The Pen Light or LED Test
Some blue light glasses come with a small blue LED flashlight or a test card. If yours didn’t, you can buy a cheap blue LED penlight online for a few dollars. Shine the blue light through the lens onto a white surface like a sheet of paper.
With no lens in the way, you’ll see a bright blue dot on the paper. With the lens between the light and the paper, the dot should appear dimmer, shifted in color, or both. Strong blue-blocking lenses (the amber-tinted kind marketed for nighttime use) will nearly eliminate the blue dot entirely. Clear or lightly tinted daytime lenses will reduce the intensity but won’t eliminate it.
This test is especially useful for comparing two pairs of glasses side by side. Shine the same light through each lens and you can immediately see which pair blocks more blue light.
Why Smartphone Spectrometer Apps Don’t Work
You might find apps that claim to analyze light spectra, but these are designed to work with external spectrometer hardware that connects to your phone. A phone camera sensor can’t function as a spectrometer on its own. It captures light through its own RGB color filter array, which means it’s interpreting color in broad bands rather than measuring precise wavelengths. You can’t get a reliable nanometer-by-nanometer reading of what your lenses block using just a phone camera.
If you want actual spectral data, optical labs and some eyewear retailers have spectrometers that can measure the transmission curve of your lenses. This tells you exactly what percentage of light is blocked at each wavelength. It’s the only way to get a number you can trust, but for most people the home tests above are more than sufficient to confirm their glasses are working.
What “Working” Actually Means
Blue light spans wavelengths from about 400 to 490 nanometers. Not all of that range matters equally. The shorter end of the spectrum, roughly 400 to 460 nm, carries the most energy and is the range most associated with potential photoreceptor stress in lab studies.
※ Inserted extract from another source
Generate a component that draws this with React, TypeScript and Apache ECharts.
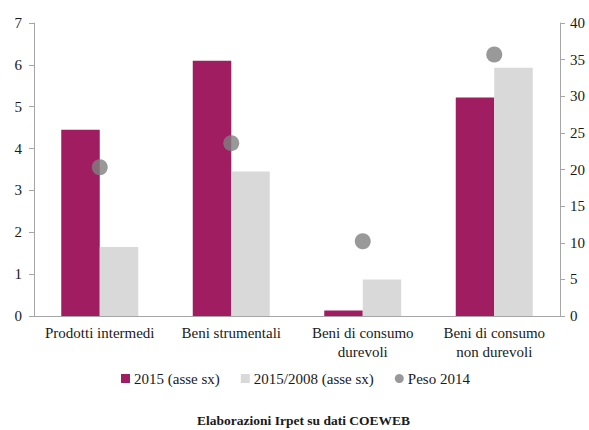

The 460 to 480 nm range is the segment most responsible for regulating your sleep-wake cycle, because it’s the range your brain’s internal clock responds to most strongly.
Most clear blue light glasses filter primarily in the 400 to 440 nm range and let the rest through largely unchanged. Amber-tinted glasses block a wider swath, often extending past 500 nm, which is why they change the color of everything you see. Neither type is inherently better. It depends on what you’re using them for. If your goal is reducing eye strain during daytime screen use, clear lenses filtering the shorter wavelengths are a reasonable choice. If you’re trying to protect your sleep cycle by wearing them in the evening, you’d want lenses that also block the 460 to 480 nm range, which usually means a visible yellow or amber tint.
When testing your glasses at home, keep this distinction in mind. A pair of clear blue light glasses that “fails” the blue screen test by barely darkening the display isn’t necessarily defective. It might just be designed to filter only the highest-energy portion of blue light while letting the rest pass through. Conversely, if your glasses have a noticeable tint and still don’t change the appearance of a pure blue screen at all, something is off.
Combining Tests for a Reliable Answer
No single home test is definitive. The reflection check confirms a coating exists. The RGB chart test shows whether the lenses meaningfully reduce blue content from a screen. The blue screen test gives you a quick visual sense of filtering strength. And the LED penlight test lets you compare pairs directly. Run at least two of these, and you’ll have a solid practical answer about whether your glasses are filtering blue light or just adding a cosmetic coating that does very little.